PROBLEM -
Without the pictures, print the lines running from the beginning of the material to the line containing "0.74, 0.78, 0.82];", both ends included.

DATA BLOCK -
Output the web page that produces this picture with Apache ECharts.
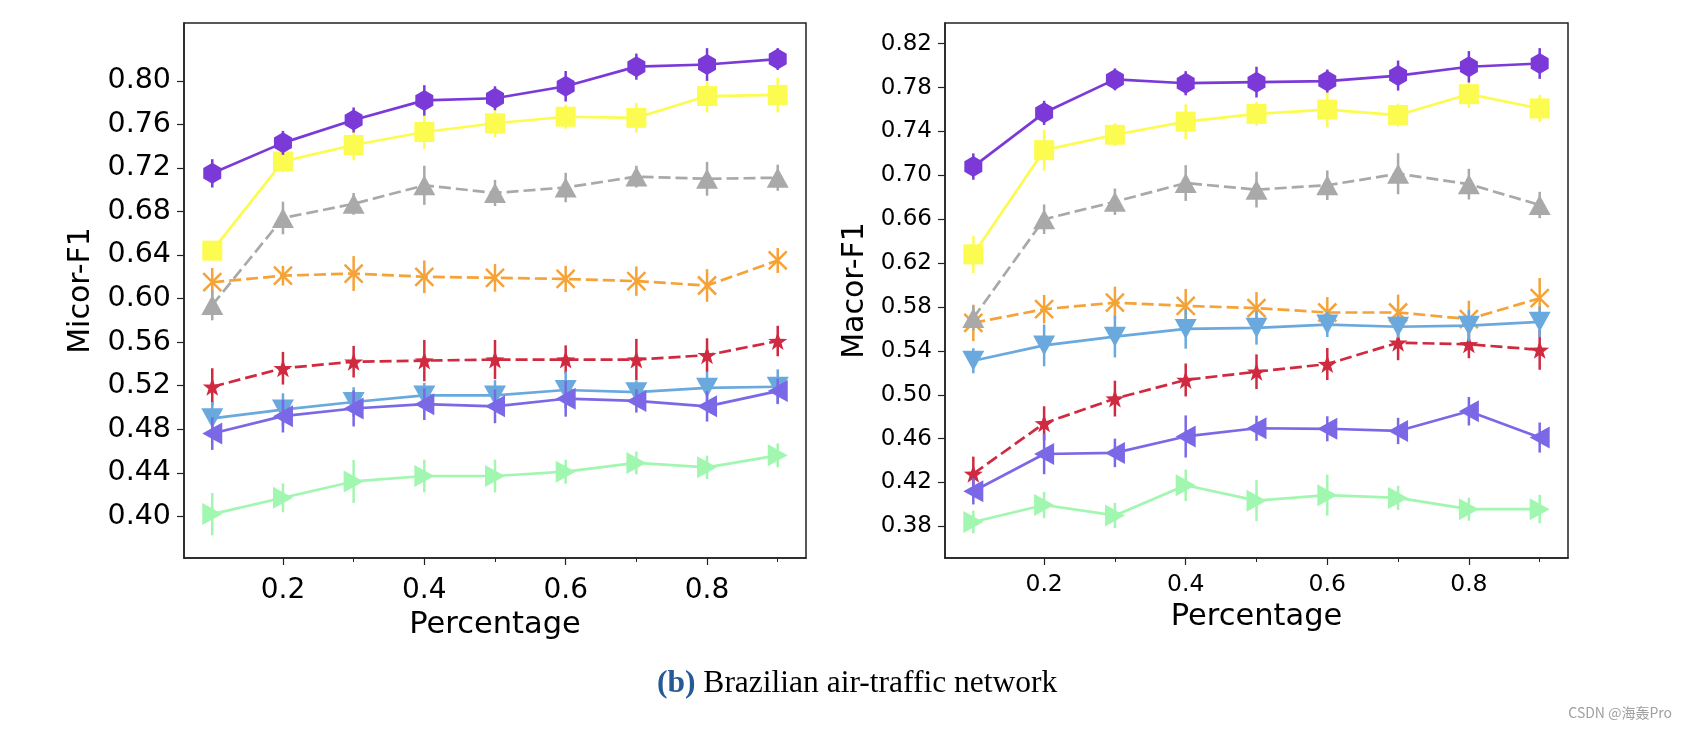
<!DOCTYPE html>
<html>
<head>
<meta charset="utf-8">
<script src="https://cdn.jsdelivr.net/npm/echarts@6/dist/echarts.min.js"></script>
<style>
  html, body { margin: 0; padding: 0; background: #fff; }
  #chart { width: 1686px; height: 732px; }
</style>
</head>
<body>
<div id="chart"></div>
<script>
// ---------------- data ----------------
const percentages = [0.1, 0.2, 0.3, 0.4, 0.5, 0.6, 0.7, 0.8, 0.9];
const xTickLabels = [0.2, 0.4, 0.6, 0.8];
const xMinorTicks = [0.3, 0.5, 0.7, 0.9];
const microTickLabels = [0.40, 0.44, 0.48, 0.52, 0.56, 0.60, 0.64, 0.68, 0.72, 0.76, 0.80];
const macroTickLabels = [0.38, 0.42, 0.46, 0.50, 0.54, 0.58, 0.62, 0.66, 0.70, 0.74, 0.78, 0.82];

// Micro-F1 (left panel)
const microHexagon    = [0.715, 0.743, 0.764, 0.782, 0.784, 0.795, 0.813, 0.815, 0.820];
const microHexagonErr = [0.013, 0.011, 0.0115, 0.014, 0.011, 0.014, 0.012, 0.015, 0.010];
const microSquare     = [0.644, 0.726, 0.741, 0.753, 0.761, 0.767, 0.766, 0.786, 0.787];
const microSquareErr  = [0.009, 0.010, 0.014, 0.0155, 0.013, 0.011, 0.0137, 0.015, 0.016];
const microTriUp      = [0.594, 0.674, 0.687, 0.704, 0.697, 0.702, 0.712, 0.710, 0.711];
const microTriUpErr   = [0.014, 0.015, 0.010, 0.018, 0.012, 0.0135, 0.010, 0.0155, 0.012];
const microCross      = [0.615, 0.621, 0.623, 0.620, 0.619, 0.618, 0.616, 0.612, 0.635];
const microCrossErr   = [0.013, 0.009, 0.016, 0.015, 0.0127, 0.012, 0.0135, 0.015, 0.0115];
const microStar       = [0.519, 0.536, 0.542, 0.543, 0.544, 0.544, 0.544, 0.548, 0.561];
const microStarErr    = [0.017, 0.015, 0.0145, 0.019, 0.018, 0.013, 0.019, 0.0155, 0.014];
const microTriDown    = [0.490, 0.498, 0.505, 0.511, 0.511, 0.516, 0.514, 0.518, 0.519];
const microTriDownErr = [0.015, 0.015, 0.0135, 0.0115, 0.014, 0.017, 0.0107, 0.015, 0.016];
const microTriLeft    = [0.476, 0.492, 0.499, 0.503, 0.501, 0.508, 0.506, 0.501, 0.515];
const microTriLeftErr = [0.015, 0.015, 0.0165, 0.0145, 0.0155, 0.0165, 0.0107, 0.014, 0.0115];
const microTriRight   = [0.402, 0.417, 0.432, 0.437, 0.437, 0.441, 0.449, 0.445, 0.456];
const microTriRightErr= [0.0194, 0.0133, 0.0197, 0.015, 0.015, 0.011, 0.0105, 0.0107, 0.011];

// Macro-F1 (right panel)
const macroHexagon    = [0.708, 0.757, 0.7875, 0.784, 0.785, 0.786, 0.791, 0.799, 0.802];
const macroHexagonErr = [0.012, 0.011, 0.010, 0.011, 0.014, 0.0105, 0.0137, 0.0143, 0.014];
const macroSquare     = [0.628, 0.723, 0.737, 0.749, 0.756, 0.760, 0.755, 0.774, 0.761];
const macroSquareErr  = [0.017, 0.0187, 0.0105, 0.0158, 0.011, 0.0163, 0.0105, 0.0127, 0.0124];
const macroTriUp      = [0.570, 0.660, 0.676, 0.693, 0.687, 0.691, 0.7015, 0.692, 0.673];
const macroTriUpErr   = [0.0114, 0.0135, 0.012, 0.0163, 0.0163, 0.0135, 0.0187, 0.014, 0.012];
const macroCross      = [0.5655, 0.578, 0.584, 0.581, 0.579, 0.575, 0.575, 0.569, 0.588];
const macroCrossErr   = [0.0166, 0.013, 0.0146, 0.0155, 0.0146, 0.014, 0.0163, 0.0168, 0.0184];
const macroStar       = [0.428, 0.474, 0.4965, 0.5135, 0.521, 0.528, 0.5475, 0.546, 0.541];
const macroStarErr    = [0.0156, 0.0155, 0.0163, 0.015, 0.0158, 0.0146, 0.016, 0.0127, 0.0182];
const macroTriDown    = [0.531, 0.545, 0.553, 0.560, 0.561, 0.564, 0.562, 0.563, 0.5665];
const macroTriDownErr = [0.0114, 0.019, 0.019, 0.018, 0.0153, 0.0114, 0.010, 0.0143, 0.014];
const macroTriLeft    = [0.412, 0.446, 0.447, 0.462, 0.4695, 0.469, 0.467, 0.485, 0.461];
const macroTriLeftErr = [0.012, 0.0184, 0.013, 0.0192, 0.0114, 0.0114, 0.012, 0.013, 0.0137];
const macroTriRight   = [0.384, 0.3995, 0.390, 0.4175, 0.4035, 0.4085, 0.406, 0.3957, 0.3957];
const macroTriRightErr= [0.0104, 0.012, 0.0114, 0.0143, 0.0187, 0.0187, 0.011, 0.0105, 0.013];

// ---------------- styles ----------------
const FONT = 'DejaVu Sans';
const HEX = 'path://M0,-10L8.66,-5L8.66,5L0,10L-8.66,5L-8.66,-5Z';
const STAR = 'path://M0,-10L2.35,-3.24L9.51,-3.09L3.8,1.24L5.88,8.09L0,4L-5.88,8.09L-3.8,1.24L-9.51,-3.09L-2.35,-3.24Z';
const XMARK = 'path://M-10,-10L10,10M10,-10L-10,10';

const styleCross   = { color: '#f5a236', symbol: XMARK, size: [18, 18], rotate: 0, dashed: true, stroke: true };
const styleTriUp   = { color: '#a9a9a9', symbol: 'triangle', size: [22, 20], rotate: 0, dashed: true };
const styleStar    = { color: '#cf2a40', symbol: STAR, size: [19, 18], rotate: 0, dashed: true };
const styleTriRight= { color: '#a2f7b0', symbol: 'triangle', size: [22, 20], rotate: -90, dashed: false };
const styleTriDown = { color: '#6aa9dd', symbol: 'triangle', size: [22, 20], rotate: 180, dashed: false };
const styleTriLeft = { color: '#7b68e6', symbol: 'triangle', size: [22, 20], rotate: 90, dashed: false };
const styleSquare  = { color: '#fcfc50', symbol: 'rect', size: [20, 20], rotate: 0, dashed: false };
const styleHexagon = { color: '#7b3ad8', symbol: HEX, size: [18, 21], rotate: 0, dashed: false };

function panelSeries(xIdx, yIdx, list) {
  const out = [];
  list.forEach(([vals, errs, st], k) => {
    out.push({
      type: 'custom',
      xAxisIndex: xIdx, yAxisIndex: yIdx,
      silent: true, z: 2 + k * 2,
      data: percentages.map((x, i) => [x, vals[i], errs[i]]),
      encode: { x: 0, y: 1 },
      renderItem: (params, api) => {
        const x = api.value(0), y = api.value(1), e = api.value(2);
        const p1 = api.coord([x, y - e]);
        const p2 = api.coord([x, y + e]);
        return { type: 'line', shape: { x1: p1[0], y1: p1[1], x2: p2[0], y2: p2[1] },
                 style: { stroke: st.color, lineWidth: 2.5 } };
      }
    });
    out.push({
      type: 'line',
      xAxisIndex: xIdx, yAxisIndex: yIdx,
      z: 3 + k * 2,
      data: percentages.map((x, i) => [x, vals[i]]),
      symbol: st.symbol, symbolSize: st.size, symbolRotate: st.rotate,
      showSymbol: true, silent: true,
      lineStyle: { color: st.color, width: 2.7, type: st.dashed ? [12, 5] : 'solid' },
      itemStyle: st.stroke
        ? { color: st.color, borderColor: st.color, borderWidth: 2.5 }
        : { color: st.color, borderWidth: 0 },
      emphasis: { disabled: true }
    });
  });
  return out;
}

const leftList = [
  [microCross, microCrossErr, styleCross],
  [microTriUp, microTriUpErr, styleTriUp],
  [microStar, microStarErr, styleStar],
  [microTriRight, microTriRightErr, styleTriRight],
  [microTriDown, microTriDownErr, styleTriDown],
  [microTriLeft, microTriLeftErr, styleTriLeft],
  [microSquare, microSquareErr, styleSquare],
  [microHexagon, microHexagonErr, styleHexagon]
];
const rightList = [
  [macroCross, macroCrossErr, styleCross],
  [macroTriUp, macroTriUpErr, styleTriUp],
  [macroStar, macroStarErr, styleStar],
  [macroTriRight, macroTriRightErr, styleTriRight],
  [macroTriDown, macroTriDownErr, styleTriDown],
  [macroTriLeft, macroTriLeftErr, styleTriLeft],
  [macroSquare, macroSquareErr, styleSquare],
  [macroHexagon, macroHexagonErr, styleHexagon]
];

function mainX(gridIndex, labelSize, labelMargin, nameGap) {
  return {
    type: 'value', gridIndex, min: 0.06, max: 0.94, position: 'bottom',
    name: 'Percentage', nameLocation: 'middle', nameGap,
    nameTextStyle: { fontFamily: FONT, fontSize: 30.5, color: '#000' },
    axisLine: { show: true, onZero: false, lineStyle: { color: '#222', width: 1.5 } },
    axisTick: { show: true, length: 7, customValues: xTickLabels, lineStyle: { color: '#222', width: 1.2 } },
    axisLabel: { show: true, customValues: xTickLabels, margin: labelMargin, fontFamily: FONT, fontSize: labelSize, color: '#000',
                 formatter: v => v.toFixed(1) },
    splitLine: { show: false }
  };
}
function minorX(gridIndex) {
  return {
    type: 'value', gridIndex, min: 0.06, max: 0.94, position: 'bottom',
    axisLine: { show: false, onZero: false },
    axisTick: { show: true, length: 4, customValues: xMinorTicks, lineStyle: { color: '#222', width: 1 } },
    axisLabel: { show: false },
    splitLine: { show: false }
  };
}
function mainY(gridIndex, min, max, ticks, labelSize, name, gap) {
  return {
    type: 'value', gridIndex, min, max,
    name, nameLocation: 'middle', nameGap: gap,
    nameTextStyle: { fontFamily: FONT, fontSize: 30, color: '#000' },
    axisLine: { show: true, onZero: false, lineStyle: { color: '#222', width: 1.5 } },
    axisTick: { show: true, length: 7, customValues: ticks, lineStyle: { color: '#222', width: 1.2 } },
    axisLabel: { show: true, customValues: ticks, margin: 13, fontFamily: FONT, fontSize: labelSize, color: '#000',
                 formatter: v => v.toFixed(2) },
    splitLine: { show: false }
  };
}

const option = {
  animation: false,
  backgroundColor: '#fff',
  grid: [
    { left: 184, top: 23, width: 622, height: 535, show: true, borderColor: '#222', borderWidth: 1.5, backgroundColor: 'transparent' },
    { left: 945, top: 23, width: 623, height: 535, show: true, borderColor: '#222', borderWidth: 1.5, backgroundColor: 'transparent' }
  ],
  xAxis: [ mainX(0, 28, 19, 51), minorX(0), mainX(1, 23.5, 15, 44), minorX(1) ],
  yAxis: [
    mainY(0, 0.3617, 0.8531, microTickLabels, 28.5, 'Micor-F1', 88),
    mainY(1, 0.3512, 0.8389, macroTickLabels, 23, 'Macor-F1', 75)
  ],
  title: [
    { text: '{b|(b)} Brazilian air-traffic network', left: 657, top: 668, padding: 0,
      textStyle: { fontFamily: 'Liberation Serif', fontSize: 31.5, fontWeight: 'normal', color: '#000',
        rich: { b: { fontFamily: 'Liberation Serif', fontSize: 31.5, fontWeight: 'bold', color: '#245b96' } } } },
    { text: 'CSDN @海轰Pro', right: 14, top: 706, padding: 0,
      textStyle: { fontFamily: 'Noto Sans CJK SC', fontSize: 14, fontWeight: 'normal', color: '#a0a0a0' } }
  ],
  series: [ ...panelSeries(0, 0, leftList), ...panelSeries(2, 1, rightList) ]
};

const chart = echarts.init(document.getElementById('chart'), null, { renderer: 'canvas' });
chart.setOption(option);
</script>
</body>
</html>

RIGHT ANSWER -
Output the web page that produces this picture with Apache ECharts.
<!DOCTYPE html>
<html>
<head>
<meta charset="utf-8">
<script src="https://cdn.jsdelivr.net/npm/echarts@6/dist/echarts.min.js"></script>
<style>
  html, body { margin: 0; padding: 0; background: #fff; }
  #chart { width: 1686px; height: 732px; }
</style>
</head>
<body>
<div id="chart"></div>
<script>
// ---------------- data ----------------
const percentages = [0.1, 0.2, 0.3, 0.4, 0.5, 0.6, 0.7, 0.8, 0.9];
const xTickLabels = [0.2, 0.4, 0.6, 0.8];
const xMinorTicks = [0.3, 0.5, 0.7, 0.9];
const microTickLabels = [0.40, 0.44, 0.48, 0.52, 0.56, 0.60, 0.64, 0.68, 0.72, 0.76, 0.80];
const macroTickLabels = [0.38, 0.42, 0.46, 0.50, 0.54, 0.58, 0.62, 0.66, 0.70, 0.74, 0.78, 0.82];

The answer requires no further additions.